There’s a certain luxury to having a blog. You’re allowed to opine even if you don’t have much worth pining on—probably should have ended in a proposition instead of a preposition. Oh well.
A while back I wrote this post–https://healthcareitstrategy.com/2009/09/29/social-media-an-example/. As you can see from the title, I pretended it had something to do about social media and healthcare, just to get you to read it. Actually, the whole purpose for the blog was to rant about my neighbors. I’ll pause a moment to allow some of you to catch up to the rest of us.
They have become my personal Stasi, our neighborhood brown shirts. Since the writing of the prior post, one of our dogs died. My wife is on our neighborhood board, as is our other neighbor. What makes this doubly delicious is that the brown shirts seem to miss the silliness of complaining to the board about a member of the board. Perhaps they think my wife takes off her bad neighbor hat and puts on her board member hat to more properly disperse judgment against herself.
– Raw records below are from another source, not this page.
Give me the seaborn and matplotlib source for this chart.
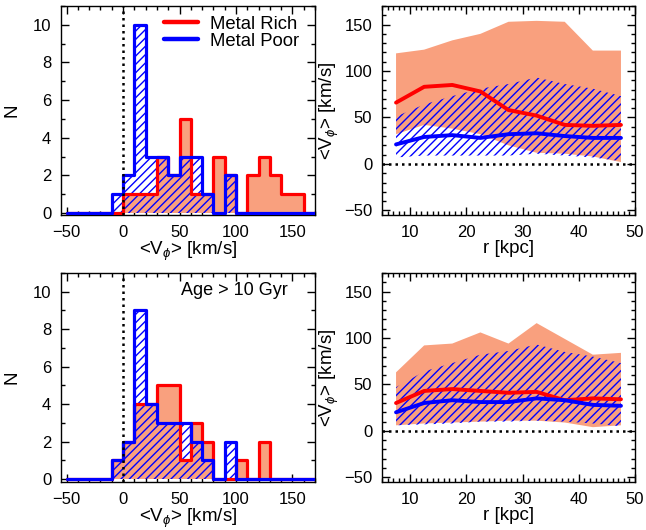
import numpy as np
import pandas as pd
import matplotlib
matplotlib.use("Agg")
import matplotlib.pyplot as plt
import seaborn as sns
from matplotlib.ticker import MultipleLocator
from matplotlib.lines import Line2D

# ---------------- data ----------------
vphi_edges = [-50, -40, -30, -20, -10, 0, 10, 20, 30, 40, 50, 60, 70, 80,
              90, 100, 110, 120, 130, 140, 150, 160, 170]

rich_counts_all = [0, 0, 0, 0, 0, 1, 1, 1, 3, 2, 5, 1, 1, 3, 2, 0, 2, 3, 2, 1, 1, 0]
poor_counts_all = [0, 0, 0, 0, 1, 2, 10, 3, 3, 2, 3, 3, 1, 0, 2, 0, 0, 0, 0, 0, 0, 0]

rich_counts_old = [0, 0, 0, 0, 1, 2, 4, 4, 5, 5, 1, 3, 2, 0, 0, 1, 0, 2, 0, 0, 0, 0]
poor_counts_old = [0, 0, 0, 0, 1, 2, 9, 4, 3, 3, 3, 2, 1, 0, 2, 0, 0, 0, 0, 0, 0, 0]

r_kpc = [7.5, 12.5, 17.5, 22.5, 27.5, 32.5, 37.5, 42.5, 47.5]

rich_mean_all = [66, 83, 85, 78, 58, 52, 42, 41, 42]
rich_hi_all = [119, 123, 133, 140, 153, 154, 153, 122, 122]
rich_lo_all = [32, 42, 38, 32, 20, 12, 11, 8, 2]
poor_mean_all = [21, 29, 31, 28, 32, 33, 30, 28, 28]
poor_hi_all = [51, 64, 73, 81, 86, 93, 86, 81, 73]
poor_lo_all = [7, 9, 9, 9, 9, 11, 9, 7, 3]

rich_mean_old = [30, 43, 45, 43, 41, 42, 33, 35, 34]
rich_hi_old = [63, 92, 94, 106, 94, 116, 99, 82, 84]
rich_lo_old = [6, 8, 9, 10, 11, 11, 9, 4, 6]
poor_mean_old = [20, 30, 33, 31, 31, 35, 33, 28, 27]
poor_hi_old = [47, 64, 73, 82, 86, 93, 85, 80, 73]
poor_lo_old = [6, 7, 8, 10, 10, 11, 10, 8, 5]

labels = ["Metal Rich", "Metal Poor"]
xlabel_v = r"<V$_\phi$> [km/s]"
xlabel_r = "r [kpc]"
age_text = "Age > 10 Gyr"

# ---------------- style ----------------
sns.set_theme(style="ticks")
plt.rcParams["font.family"] = ["Liberation Sans", "DejaVu Sans"]
plt.rcParams["mathtext.fontset"] = "custom"
plt.rcParams["mathtext.rm"] = "Liberation Sans"
plt.rcParams["mathtext.it"] = "Liberation Sans:italic"
plt.rcParams["hatch.linewidth"] = 1.0
plt.rcParams["axes.linewidth"] = 1.0
plt.rcParams["text.color"] = "black"
plt.rcParams["axes.labelcolor"] = "black"
plt.rcParams["xtick.color"] = "black"
plt.rcParams["ytick.color"] = "black"

SALMON = "#F9A07E"
RED = "#FF0000"
BLUE = "#0000FF"
FS = 12
LFS = 13.5

fig = plt.figure(figsize=(6.46, 5.30), dpi=100)
ax_tl = fig.add_axes([0.0944, 0.5943, 0.3932, 0.3944])
ax_tr = fig.add_axes([0.5913, 0.5943, 0.3917, 0.3944])
ax_bl = fig.add_axes([0.0944, 0.0906, 0.3932, 0.3944])
ax_br = fig.add_axes([0.5913, 0.0906, 0.3917, 0.3944])

centers = [0.5 * (a + b) for a, b in zip(vphi_edges[:-1], vphi_edges[1:])]


def style_axes(ax):
    ax.tick_params(which="both", direction="in", top=True, right=True,
                   labelsize=FS, colors="black")
    ax.tick_params(which="major", length=6, width=1, pad=7)
    ax.tick_params(which="minor", length=3, width=1)
    for s in ax.spines.values():
        s.set_color("black")
        s.set_linewidth(1.0)


def hist_panel(ax, rich, poor, ylo):
    dr = pd.DataFrame({"v": centers, "w": rich})
    dp = pd.DataFrame({"v": centers, "w": poor})
    sns.histplot(data=dr, x="v", weights="w", bins=vphi_edges, element="step",
                 fill=True, color=SALMON, facecolor=SALMON, edgecolor="none",
                 linewidth=0, ax=ax, zorder=1)
    sns.histplot(data=dp, x="v", weights="w", bins=vphi_edges, element="step",
                 fill=True, color=BLUE, facecolor="none", edgecolor=BLUE,
                 linewidth=0, hatch="////", ax=ax, zorder=2)
    sns.histplot(data=dr, x="v", weights="w", bins=vphi_edges, element="step",
                 fill=False, color=RED, linewidth=2.3, ax=ax, zorder=3)
    sns.histplot(data=dp, x="v", weights="w", bins=vphi_edges, element="step",
                 fill=False, color=BLUE, linewidth=2.3, ax=ax, zorder=4)
    ax.axvline(0, color="black", ls=(0, (1, 1.6)), lw=1.8, zorder=5)
    ax.set_xlim(-55, 170)
    ax.set_ylim(ylo, 11)
    ax.xaxis.set_major_locator(MultipleLocator(50))
    ax.xaxis.set_minor_locator(MultipleLocator(10))
    ax.yaxis.set_major_locator(MultipleLocator(2))
    ax.yaxis.set_minor_locator(MultipleLocator(1))
    ax.set_xlabel(xlabel_v, fontsize=LFS, labelpad=0)
    ax.set_ylabel("N", fontsize=LFS, labelpad=9)
    style_axes(ax)


def band_panel(ax, rlo, rhi, rmean, plo, phi, pmean):
    ax.fill_between(r_kpc, rlo, rhi, facecolor=SALMON, edgecolor="none",
                    linewidth=0, zorder=1)
    ax.fill_between(r_kpc, plo, phi, facecolor="none", edgecolor=BLUE,
                    hatch="////", linewidth=0, zorder=2)
    ax.axhline(0, color="black", ls=(0, (1, 1.6)), lw=1.8, zorder=3)
    df = pd.DataFrame({"r": r_kpc, "rich": rmean, "poor": pmean})
    sns.lineplot(data=df, x="r", y="rich", color=RED, lw=2.8, ax=ax, zorder=4)
    sns.lineplot(data=df, x="r", y="poor", color=BLUE, lw=2.8, ax=ax, zorder=5)
    ax.set_xlim(5, 50)
    ax.set_ylim(-55, 170)
    ax.xaxis.set_major_locator(MultipleLocator(10))
    ax.xaxis.set_minor_locator(MultipleLocator(1))
    ax.yaxis.set_major_locator(MultipleLocator(50))
    ax.yaxis.set_minor_locator(MultipleLocator(10))
    ax.set_xlabel(xlabel_r, fontsize=LFS, labelpad=0)
    ax.set_ylabel(xlabel_v, fontsize=LFS, labelpad=2)
    style_axes(ax)


hist_panel(ax_tl, rich_counts_all, poor_counts_all, -0.1)
hist_panel(ax_bl, rich_counts_old, poor_counts_old, -0.15)
band_panel(ax_tr, rich_lo_all, rich_hi_all, rich_mean_all,
           poor_lo_all, poor_hi_all, poor_mean_all)
band_panel(ax_br, rich_lo_old, rich_hi_old, rich_mean_old,
           poor_lo_old, poor_hi_old, poor_mean_old)

handles = [Line2D([], [], color=RED, lw=3.2), Line2D([], [], color=BLUE, lw=3.2)]
ax_tl.legend(handles, labels, loc="center left", bbox_to_anchor=(0.405, 0.872),
             frameon=False, fontsize=13.3, handlelength=1.85, handletextpad=0.65,
             borderpad=0, borderaxespad=0, labelspacing=0.0)

ax_bl.text(51, 10.07, age_text, fontsize=13, ha="left", va="center")

fig.savefig("out.png", dpi=100)
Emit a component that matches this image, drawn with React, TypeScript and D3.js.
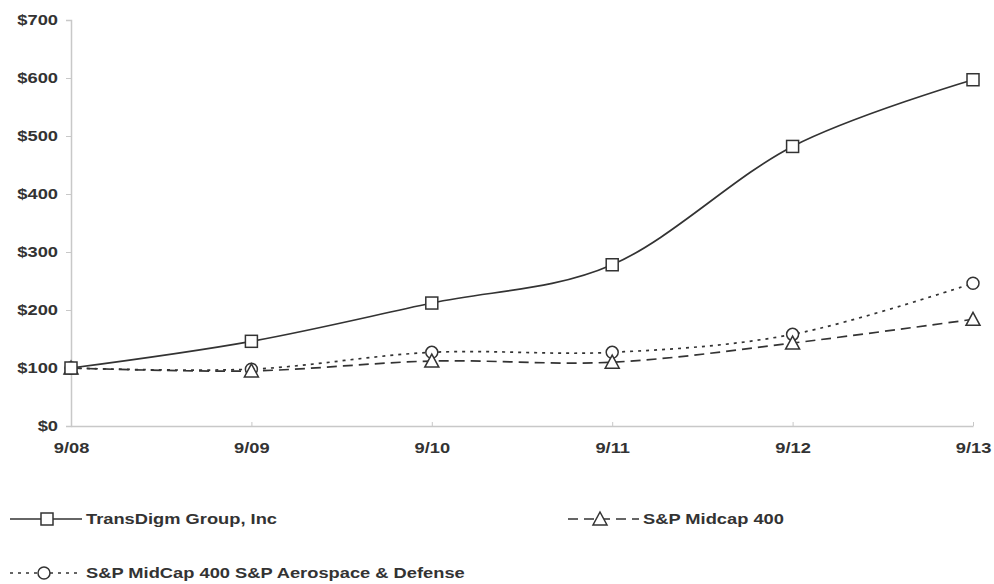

So, the board gets another letter from Brown Shirt stating that a member of the community—us—is in violation of some noise clause in the homeowner’s agreement. I read the letter. Technically, we are not violating anything. Our dog is the one making the noise. I suggested the board send a letter instructing them to correct their syntax. The suggestion carried no weight with my wife.
Sorry this has nothing to do with much of anything other than writing it probably prevented me from going to the SPCA to get a really, really loud dog.